WHAT THE EXERCISE ASKS: Transcribe all of the material exactly. Any picture in it should be left out.

━━━━━ DATASET CONTENT ━━━━━

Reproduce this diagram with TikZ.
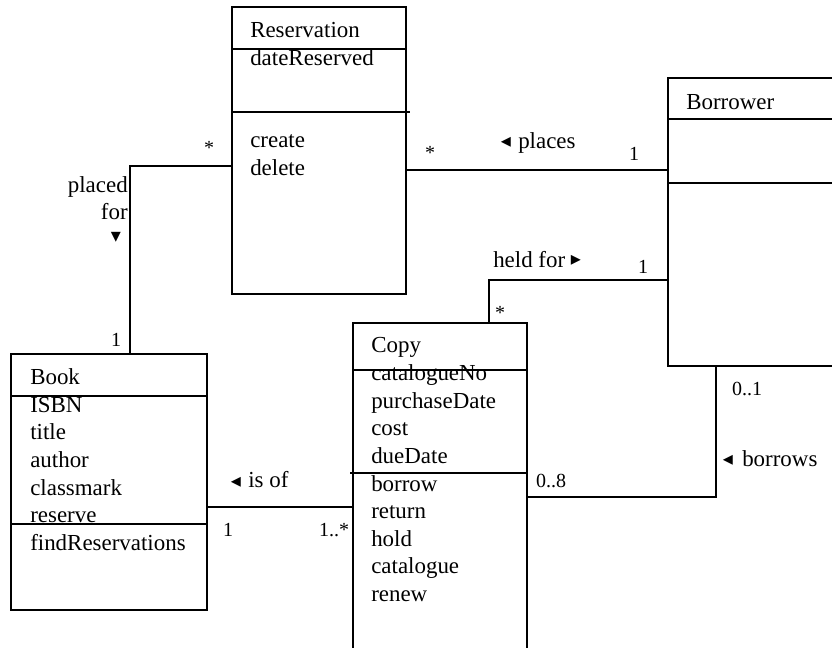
\documentclass[tikz,border=0pt]{standalone}
\usepackage{fontspec}
\setmainfont{Liberation Serif}
\newfontfamily\symfont{DejaVu Sans}

\begin{document}
\begin{tikzpicture}[x=0.75pt,y=-0.75pt,
  classbox/.style={draw, line width=1pt, inner sep=0pt},
  divider/.style={line width=1.3pt},
  assoc/.style={line width=1.3pt},
  member/.style={anchor=base west, inner sep=0pt, font=\fontsize{17.2}{20.6}\selectfont},
  mult/.style={anchor=base, inner sep=0pt, font=\fontsize{15}{18}\selectfont},
  dirmark/.style={inner sep=0pt, font=\symfont\fontsize{15}{15}\selectfont}]

\useasboundingbox (0,0) rectangle (832,648);
\clip (0,0) rectangle (832,648);

%classes
\node[classbox, minimum width=130.5pt, minimum height=215.25pt] (res) at (319,150.5) {};
\node[classbox, minimum width=132.75pt, minimum height=216pt] (bor) at (756.5,222) {};
\node[classbox, minimum width=130.5pt, minimum height=252.75pt] (copy) at (440,491.5) {};
\node[classbox, minimum width=147pt, minimum height=192pt] (book) at (109,482) {};

%compartments
\draw[divider] (res.west |- 0,49) -- (res.east |- 0,49);
\draw[divider] (res.west |- 0,112) -- (410,112);
\draw[divider] (bor.west |- 0,119) -- (bor.east |- 0,119);
\draw[divider] (bor.west |- 0,183) -- (bor.east |- 0,183);
\draw[divider] (copy.west |- 0,370) -- (copy.east |- 0,370);
\draw[divider] (350,473) -- (copy.east |- 0,473);
\draw[divider] (book.west |- 0,396) -- (book.east |- 0,396);
\draw[divider] (book.west |- 0,524) -- (book.east |- 0,524);

%attributes et operations
\foreach \m [count=\i from 0] in {Reservation,dateReserved}
  \node[member] (res-a\i) at (250,38+27.5*\i) {\m};
\foreach \m [count=\i from 0] in {create,delete}
  \node[member] (res-o\i) at (250,148+27.5*\i) {\m};
\node[member] (bor-name) at (686,110) {Borrower};
\foreach \m [count=\i from 0] in {Copy,catalogueNo,purchaseDate,cost,dueDate,borrow,return,hold,catalogue,renew}
  \node[member] (copy-\i) at (371,353+27.6*\i) {\m};
\foreach \m [count=\i from 0] in {Book,ISBN,title,author,classmark,reserve,findReservations}
  \node[member] (book-\i) at (30,385+27.5*\i) {\m};

%associations
\coordinate (pfbend) at (130,166);
\coordinate (plc) at (540,170);
\coordinate (hfbend) at (489,280);
\coordinate (isof) at (280,507);
\coordinate (brbend) at (716,497);
\draw[assoc] (res.west |- pfbend) -- (pfbend) -- (book.north -| pfbend);
\draw[assoc] (res.east |- plc) -- (bor.west |- plc);
\draw[assoc] (copy.north -| hfbend) -- (hfbend) -- (bor.west |- hfbend);
\draw[assoc] (book.east |- isof) -- (copy.west |- isof);
\draw[assoc] (copy.east |- brbend) -- (brbend) -- (bor.south -| brbend);

%placed for
\node[mult] (pf-many) at (209,155) {*};
\node[member, anchor=base east] (pf-txt1) at (128,193) {placed};
\node[member, anchor=base east] (pf-txt2) at (128,220) {for};
\node[dirmark] (pf-dir) at (116,237) {▾};
\node[mult] (pf-one) at (116,347) {1};

%places
\node[mult] (pl-many) at (430,160) {*};
\node[dirmark] (pl-dir) at (506,142.5) {◂};
\node[member] (pl-txt) at (518,149) {places};
\node[mult] (pl-one) at (634,161) {1};

%held for
\node[member] (hf-txt) at (493,268) {held for};
\node[dirmark] (hf-dir) at (576,260) {▸};
\node[mult] (hf-one) at (643,274) {1};
\node[mult] (hf-many) at (500,320) {*};

%is of
\node[dirmark] (io-dir) at (236,482) {◂};
\node[member] (io-txt) at (248,488) {is of};
\node[mult] (io-one) at (228,537) {1};
\node[mult] (io-many) at (334,537) {1..*};

%borrows
\node[mult] (br-many) at (551,488) {0..8};
\node[mult] (br-one) at (747,396) {0..1};
\node[dirmark] (br-dir) at (728,460) {◂};
\node[member] (br-txt) at (742,467) {borrows};

\end{tikzpicture}
\end{document}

━━━━━

FINISHED TASK:
Reproduce this diagram with TikZ.
\documentclass[tikz,border=0pt]{standalone}
\usepackage{fontspec}
\setmainfont{Liberation Serif}
\newfontfamily\symfont{DejaVu Sans}

\begin{document}
\begin{tikzpicture}[x=0.75pt,y=-0.75pt,
  classbox/.style={draw, line width=1pt, inner sep=0pt},
  divider/.style={line width=1.3pt},
  assoc/.style={line width=1.3pt},
  member/.style={anchor=base west, inner sep=0pt, font=\fontsize{17.2}{20.6}\selectfont},
  mult/.style={anchor=base, inner sep=0pt, font=\fontsize{15}{18}\selectfont},
  dirmark/.style={inner sep=0pt, font=\symfont\fontsize{15}{15}\selectfont}]

\useasboundingbox (0,0) rectangle (832,648);
\clip (0,0) rectangle (832,648);

%classes
\node[classbox, minimum width=130.5pt, minimum height=215.25pt] (res) at (319,150.5) {};
\node[classbox, minimum width=132.75pt, minimum height=216pt] (bor) at (756.5,222) {};
\node[classbox, minimum width=130.5pt, minimum height=252.75pt] (copy) at (440,491.5) {};
\node[classbox, minimum width=147pt, minimum height=192pt] (book) at (109,482) {};

%compartments
\draw[divider] (res.west |- 0,49) -- (res.east |- 0,49);
\draw[divider] (res.west |- 0,112) -- (410,112);
\draw[divider] (bor.west |- 0,119) -- (bor.east |- 0,119);
\draw[divider] (bor.west |- 0,183) -- (bor.east |- 0,183);
\draw[divider] (copy.west |- 0,370) -- (copy.east |- 0,370);
\draw[divider] (350,473) -- (copy.east |- 0,473);
\draw[divider] (book.west |- 0,396) -- (book.east |- 0,396);
\draw[divider] (book.west |- 0,524) -- (book.east |- 0,524);

%attributes et operations
\foreach \m [count=\i from 0] in {Reservation,dateReserved}
  \node[member] (res-a\i) at (250,38+27.5*\i) {\m};
\foreach \m [count=\i from 0] in {create,delete}
  \node[member] (res-o\i) at (250,148+27.5*\i) {\m};
\node[member] (bor-name) at (686,110) {Borrower};
\foreach \m [count=\i from 0] in {Copy,catalogueNo,purchaseDate,cost,dueDate,borrow,return,hold,catalogue,renew}
  \node[member] (copy-\i) at (371,353+27.6*\i) {\m};
\foreach \m [count=\i from 0] in {Book,ISBN,title,author,classmark,reserve,findReservations}
  \node[member] (book-\i) at (30,385+27.5*\i) {\m};

%associations
\coordinate (pfbend) at (130,166);
\coordinate (plc) at (540,170);
\coordinate (hfbend) at (489,280);
\coordinate (isof) at (280,507);
\coordinate (brbend) at (716,497);
\draw[assoc] (res.west |- pfbend) -- (pfbend) -- (book.north -| pfbend);
\draw[assoc] (res.east |- plc) -- (bor.west |- plc);
\draw[assoc] (copy.north -| hfbend) -- (hfbend) -- (bor.west |- hfbend);
\draw[assoc] (book.east |- isof) -- (copy.west |- isof);
\draw[assoc] (copy.east |- brbend) -- (brbend) -- (bor.south -| brbend);

%placed for
\node[mult] (pf-many) at (209,155) {*};
\node[member, anchor=base east] (pf-txt1) at (128,193) {placed};
\node[member, anchor=base east] (pf-txt2) at (128,220) {for};
\node[dirmark] (pf-dir) at (116,237) {▾};
\node[mult] (pf-one) at (116,347) {1};

%places
\node[mult] (pl-many) at (430,160) {*};
\node[dirmark] (pl-dir) at (506,142.5) {◂};
\node[member] (pl-txt) at (518,149) {places};
\node[mult] (pl-one) at (634,161) {1};

%held for
\node[member] (hf-txt) at (493,268) {held for};
\node[dirmark] (hf-dir) at (576,260) {▸};
\node[mult] (hf-one) at (643,274) {1};
\node[mult] (hf-many) at (500,320) {*};

%is of
\node[dirmark] (io-dir) at (236,482) {◂};
\node[member] (io-txt) at (248,488) {is of};
\node[mult] (io-one) at (228,537) {1};
\node[mult] (io-many) at (334,537) {1..*};

%borrows
\node[mult] (br-many) at (551,488) {0..8};
\node[mult] (br-one) at (747,396) {0..1};
\node[dirmark] (br-dir) at (728,460) {◂};
\node[member] (br-txt) at (742,467) {borrows};

\end{tikzpicture}
\end{document}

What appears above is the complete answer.